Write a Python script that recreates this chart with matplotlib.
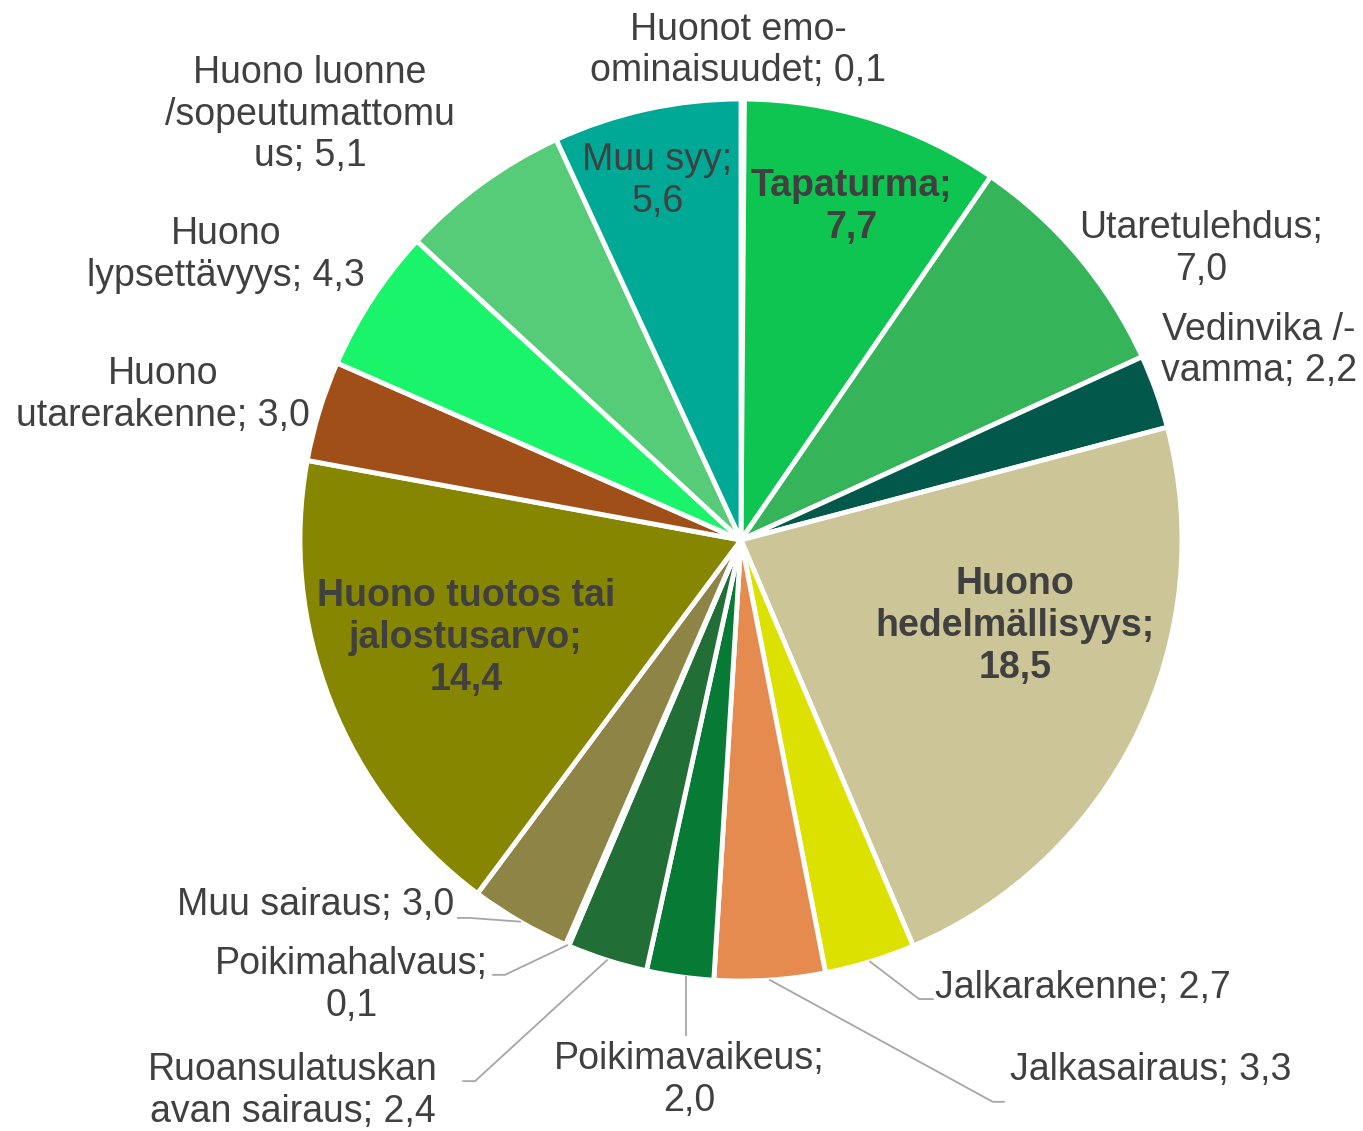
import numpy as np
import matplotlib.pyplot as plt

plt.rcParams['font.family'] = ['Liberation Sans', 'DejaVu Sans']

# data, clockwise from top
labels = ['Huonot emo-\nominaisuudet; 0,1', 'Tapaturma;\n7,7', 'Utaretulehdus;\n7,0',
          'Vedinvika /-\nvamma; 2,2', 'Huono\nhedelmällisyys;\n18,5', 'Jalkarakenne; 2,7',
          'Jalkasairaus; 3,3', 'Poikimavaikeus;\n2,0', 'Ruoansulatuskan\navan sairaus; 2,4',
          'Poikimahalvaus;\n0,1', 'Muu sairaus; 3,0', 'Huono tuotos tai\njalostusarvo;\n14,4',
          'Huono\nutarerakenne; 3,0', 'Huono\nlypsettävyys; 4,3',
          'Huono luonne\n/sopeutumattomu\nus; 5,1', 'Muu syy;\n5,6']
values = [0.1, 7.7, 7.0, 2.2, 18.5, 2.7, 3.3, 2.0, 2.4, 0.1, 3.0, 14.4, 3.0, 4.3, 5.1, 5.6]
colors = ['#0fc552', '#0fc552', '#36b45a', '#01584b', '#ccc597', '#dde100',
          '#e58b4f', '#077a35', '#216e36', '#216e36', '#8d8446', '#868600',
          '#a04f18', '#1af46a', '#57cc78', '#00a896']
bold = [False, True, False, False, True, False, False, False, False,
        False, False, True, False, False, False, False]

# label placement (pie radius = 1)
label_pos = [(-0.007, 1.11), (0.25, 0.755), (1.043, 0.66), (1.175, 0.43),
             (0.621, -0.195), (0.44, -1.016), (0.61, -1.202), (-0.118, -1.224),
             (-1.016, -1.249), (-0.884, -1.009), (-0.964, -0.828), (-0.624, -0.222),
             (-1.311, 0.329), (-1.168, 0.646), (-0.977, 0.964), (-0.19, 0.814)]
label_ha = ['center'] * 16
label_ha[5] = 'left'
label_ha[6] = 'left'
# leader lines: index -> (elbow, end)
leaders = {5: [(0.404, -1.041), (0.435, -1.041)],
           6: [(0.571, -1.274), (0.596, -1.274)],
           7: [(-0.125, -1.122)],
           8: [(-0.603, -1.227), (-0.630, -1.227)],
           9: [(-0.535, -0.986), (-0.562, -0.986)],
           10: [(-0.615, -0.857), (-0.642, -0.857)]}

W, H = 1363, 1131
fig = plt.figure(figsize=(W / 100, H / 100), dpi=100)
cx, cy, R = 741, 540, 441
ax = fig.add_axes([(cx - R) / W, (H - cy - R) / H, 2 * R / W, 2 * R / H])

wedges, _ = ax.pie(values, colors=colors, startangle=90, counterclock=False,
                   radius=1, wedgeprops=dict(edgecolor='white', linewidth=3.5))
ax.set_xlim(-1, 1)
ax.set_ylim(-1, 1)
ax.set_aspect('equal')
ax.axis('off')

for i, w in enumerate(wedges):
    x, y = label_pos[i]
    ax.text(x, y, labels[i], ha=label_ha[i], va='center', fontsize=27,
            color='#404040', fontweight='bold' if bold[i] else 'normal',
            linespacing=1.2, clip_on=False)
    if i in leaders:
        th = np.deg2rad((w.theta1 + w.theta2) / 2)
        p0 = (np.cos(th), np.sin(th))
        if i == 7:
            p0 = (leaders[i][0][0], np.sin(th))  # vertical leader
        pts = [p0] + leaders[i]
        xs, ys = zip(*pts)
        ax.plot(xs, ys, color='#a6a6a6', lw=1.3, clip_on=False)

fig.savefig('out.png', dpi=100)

- **The task**:
Write out again, exactly, the lines from the start of the listing up to the line containing "False, False, True, False, False, False, False]", with both ends and without pictures.

- **Result of the task**:
Write a Python script that recreates this chart with matplotlib.
import numpy as np
import matplotlib.pyplot as plt

plt.rcParams['font.family'] = ['Liberation Sans', 'DejaVu Sans']

# data, clockwise from top
labels = ['Huonot emo-\nominaisuudet; 0,1', 'Tapaturma;\n7,7', 'Utaretulehdus;\n7,0',
          'Vedinvika /-\nvamma; 2,2', 'Huono\nhedelmällisyys;\n18,5', 'Jalkarakenne; 2,7',
          'Jalkasairaus; 3,3', 'Poikimavaikeus;\n2,0', 'Ruoansulatuskan\navan sairaus; 2,4',
          'Poikimahalvaus;\n0,1', 'Muu sairaus; 3,0', 'Huono tuotos tai\njalostusarvo;\n14,4',
          'Huono\nutarerakenne; 3,0', 'Huono\nlypsettävyys; 4,3',
          'Huono luonne\n/sopeutumattomu\nus; 5,1', 'Muu syy;\n5,6']
values = [0.1, 7.7, 7.0, 2.2, 18.5, 2.7, 3.3, 2.0, 2.4, 0.1, 3.0, 14.4, 3.0, 4.3, 5.1, 5.6]
colors = ['#0fc552', '#0fc552', '#36b45a', '#01584b', '#ccc597', '#dde100',
          '#e58b4f', '#077a35', '#216e36', '#216e36', '#8d8446', '#868600',
          '#a04f18', '#1af46a', '#57cc78', '#00a896']
bold = [False, True, False, False, True, False, False, False, False,
        False, False, True, False, False, False, False]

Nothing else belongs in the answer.